----- Information supplied

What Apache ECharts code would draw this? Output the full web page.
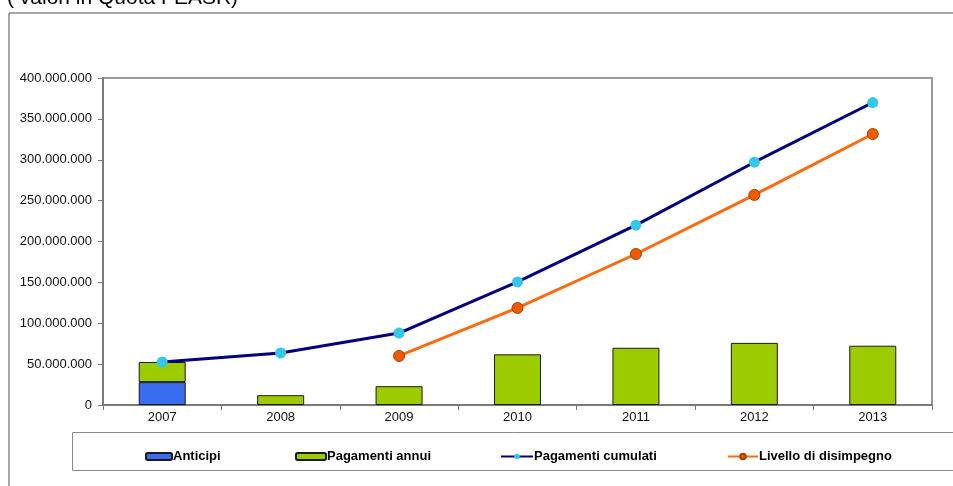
<!DOCTYPE html>
<html>
<head>
<meta charset="utf-8">
<script src="https://cdn.jsdelivr.net/npm/echarts@6/dist/echarts.min.js"></script>
<style>
  html, body { margin: 0; padding: 0; background: #fff; }
  #chart { width: 953px; height: 486px; }
</style>
</head>
<body>
<div id="chart"></div>
<script>
// Annual categories
const years = ['2007', '2008', '2009', '2010', '2011', '2012', '2013'];
// Advance payments (euro)
const anticipi = [28000000, null, null, null, null, null, null];
// Annual payments (euro)
const pagamentiAnnui = [24600000, 12000000, 23000000, 62000000, 70000000, 76000000, 72500000];
// Cumulative payments (euro)
const pagamentiCumulati = [52600000, 63600000, 88000000, 150500000, 220000000, 297000000, 370000000];
// Decommitment threshold (euro)
const livelloDisimpegno = [null, null, 60000000, 118700000, 184700000, 257000000, 331500000];
// Value axis ticks
const yTicks = { min: 0, max: 400000000, interval: 50000000 };

const fmt = v => v === 0 ? '0' : String(Math.round(v)).replace(/\B(?=(\d{3})+(?!\d))/g, '.');

const chart = echarts.init(document.getElementById('chart'), null, { renderer: 'canvas' });
const font = 'Arial, "Liberation Sans", sans-serif';

const legendBase = {
  top: 445,
  itemWidth: 28,
  itemHeight: 7,
  itemGap: 0,
  textStyle: { fontFamily: font, fontSize: 13, fontWeight: 'bold', color: '#000', padding: [0, 0, 0, -4] },
  selectedMode: false
};

chart.setOption({
  animation: false,
  backgroundColor: '#fff',
  grid: {
    left: 103, right: 21, top: 78, bottom: 81,
    show: true, borderColor: '#9a9a9a', borderWidth: 2
  },
  legend: [
    Object.assign({}, legendBase, { left: 140, itemWidth: 26, data: ['Anticipi'] }),
    Object.assign({}, legendBase, { left: 290, itemWidth: 30, data: ['Pagamenti annui'] }),
    Object.assign({}, legendBase, { left: 495, itemWidth: 32, data: ['Pagamenti cumulati'] }),
    Object.assign({}, legendBase, { left: 722, itemWidth: 30, data: ['Livello di disimpegno'] })
  ],
  graphic: [
    { type: 'line', shape: { x1: 9, y1: 13, x2: 953, y2: 13 }, style: { stroke: '#888', lineWidth: 1.5 } },
    { type: 'line', shape: { x1: 9, y1: 13, x2: 9, y2: 486 }, style: { stroke: '#888', lineWidth: 1.5 } },
    { type: 'rect', shape: { x: 72.5, y: 432.5, width: 890, height: 38 }, style: { fill: 'none', stroke: '#8a8a8a', lineWidth: 1 }, z: -1 },
    { type: 'text', left: 7, top: -12, style: { text: '( valori in Quota FEASR)', fontFamily: font, fontSize: 21, fill: '#000' } }
  ],
  xAxis: {
    type: 'category',
    data: years,
    boundaryGap: true,
    axisLine: { lineStyle: { color: '#7a7a7a', width: 2 } },
    axisTick: { show: true, length: 5, alignWithLabel: false, lineStyle: { color: '#7a7a7a' } },
    axisLabel: { fontFamily: font, fontSize: 13, color: '#111', margin: 6 }
  },
  yAxis: {
    type: 'value',
    min: yTicks.min, max: yTicks.max, interval: yTicks.interval,
    splitLine: { show: false },
    axisLine: { show: true, lineStyle: { color: '#7a7a7a', width: 2 } },
    axisTick: { show: true, length: 5, lineStyle: { color: '#7a7a7a' } },
    axisLabel: { fontFamily: font, fontSize: 13, color: '#111', margin: 11, formatter: fmt }
  },
  series: [
    {
      name: 'Anticipi', type: 'bar', stack: 'pag', data: anticipi, barWidth: 47,
      itemStyle: { color: '#3a6cf0', borderColor: '#1a1a1a', borderWidth: 1 }
    },
    {
      name: 'Pagamenti annui', type: 'bar', stack: 'pag', data: pagamentiAnnui, barWidth: 47,
      itemStyle: { color: '#9ccc00', borderColor: '#1a1a1a', borderWidth: 1 }
    },
    {
      name: 'Pagamenti cumulati', type: 'line', data: pagamentiCumulati,
      symbol: 'circle', symbolSize: 11, z: 5,
      lineStyle: { color: '#00007f', width: 3 },
      itemStyle: { color: '#33c8e8', borderColor: '#33c8e8', borderWidth: 0 }
    },
    {
      name: 'Livello di disimpegno', type: 'line', data: livelloDisimpegno,
      symbol: 'circle', symbolSize: 11, z: 5, connectNulls: false,
      lineStyle: { color: '#ff6a0e', width: 3 },
      itemStyle: { color: '#f05a00', borderColor: '#a84000', borderWidth: 1 }
    }
  ]
});
</script>
</body>
</html>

----------

-- Challenge --
Copy out all of the data word for word. Do not carry over any picture.

-- Exercise result --
What Apache ECharts code would draw this? Output the full web page.
<!DOCTYPE html>
<html>
<head>
<meta charset="utf-8">
<script src="https://cdn.jsdelivr.net/npm/echarts@6/dist/echarts.min.js"></script>
<style>
  html, body { margin: 0; padding: 0; background: #fff; }
  #chart { width: 953px; height: 486px; }
</style>
</head>
<body>
<div id="chart"></div>
<script>
// Annual categories
const years = ['2007', '2008', '2009', '2010', '2011', '2012', '2013'];
// Advance payments (euro)
const anticipi = [28000000, null, null, null, null, null, null];
// Annual payments (euro)
const pagamentiAnnui = [24600000, 12000000, 23000000, 62000000, 70000000, 76000000, 72500000];
// Cumulative payments (euro)
const pagamentiCumulati = [52600000, 63600000, 88000000, 150500000, 220000000, 297000000, 370000000];
// Decommitment threshold (euro)
const livelloDisimpegno = [null, null, 60000000, 118700000, 184700000, 257000000, 331500000];
// Value axis ticks
const yTicks = { min: 0, max: 400000000, interval: 50000000 };

const fmt = v => v === 0 ? '0' : String(Math.round(v)).replace(/\B(?=(\d{3})+(?!\d))/g, '.');

const chart = echarts.init(document.getElementById('chart'), null, { renderer: 'canvas' });
const font = 'Arial, "Liberation Sans", sans-serif';

const legendBase = {
  top: 445,
  itemWidth: 28,
  itemHeight: 7,
  itemGap: 0,
  textStyle: { fontFamily: font, fontSize: 13, fontWeight: 'bold', color: '#000', padding: [0, 0, 0, -4] },
  selectedMode: false
};

chart.setOption({
  animation: false,
  backgroundColor: '#fff',
  grid: {
    left: 103, right: 21, top: 78, bottom: 81,
    show: true, borderColor: '#9a9a9a', borderWidth: 2
  },
  legend: [
    Object.assign({}, legendBase, { left: 140, itemWidth: 26, data: ['Anticipi'] }),
    Object.assign({}, legendBase, { left: 290, itemWidth: 30, data: ['Pagamenti annui'] }),
    Object.assign({}, legendBase, { left: 495, itemWidth: 32, data: ['Pagamenti cumulati'] }),
    Object.assign({}, legendBase, { left: 722, itemWidth: 30, data: ['Livello di disimpegno'] })
  ],
  graphic: [
    { type: 'line', shape: { x1: 9, y1: 13, x2: 953, y2: 13 }, style: { stroke: '#888', lineWidth: 1.5 } },
    { type: 'line', shape: { x1: 9, y1: 13, x2: 9, y2: 486 }, style: { stroke: '#888', lineWidth: 1.5 } },
    { type: 'rect', shape: { x: 72.5, y: 432.5, width: 890, height: 38 }, style: { fill: 'none', stroke: '#8a8a8a', lineWidth: 1 }, z: -1 },
    { type: 'text', left: 7, top: -12, style: { text: '( valori in Quota FEASR)', fontFamily: font, fontSize: 21, fill: '#000' } }
  ],
  xAxis: {
    type: 'category',
    data: years,
    boundaryGap: true,
    axisLine: { lineStyle: { color: '#7a7a7a', width: 2 } },
    axisTick: { show: true, length: 5, alignWithLabel: false, lineStyle: { color: '#7a7a7a' } },
    axisLabel: { fontFamily: font, fontSize: 13, color: '#111', margin: 6 }
  },
  yAxis: {
    type: 'value',
    min: yTicks.min, max: yTicks.max, interval: yTicks.interval,
    splitLine: { show: false },
    axisLine: { show: true, lineStyle: { color: '#7a7a7a', width: 2 } },
    axisTick: { show: true, length: 5, lineStyle: { color: '#7a7a7a' } },
    axisLabel: { fontFamily: font, fontSize: 13, color: '#111', margin: 11, formatter: fmt }
  },
  series: [
    {
      name: 'Anticipi', type: 'bar', stack: 'pag', data: anticipi, barWidth: 47,
      itemStyle: { color: '#3a6cf0', borderColor: '#1a1a1a', borderWidth: 1 }
    },
    {
      name: 'Pagamenti annui', type: 'bar', stack: 'pag', data: pagamentiAnnui, barWidth: 47,
      itemStyle: { color: '#9ccc00', borderColor: '#1a1a1a', borderWidth: 1 }
    },
    {
      name: 'Pagamenti cumulati', type: 'line', data: pagamentiCumulati,
      symbol: 'circle', symbolSize: 11, z: 5,
      lineStyle: { color: '#00007f', width: 3 },
      itemStyle: { color: '#33c8e8', borderColor: '#33c8e8', borderWidth: 0 }
    },
    {
      name: 'Livello di disimpegno', type: 'line', data: livelloDisimpegno,
      symbol: 'circle', symbolSize: 11, z: 5, connectNulls: false,
      lineStyle: { color: '#ff6a0e', width: 3 },
      itemStyle: { color: '#f05a00', borderColor: '#a84000', borderWidth: 1 }
    }
  ]
});
</script>
</body>
</html>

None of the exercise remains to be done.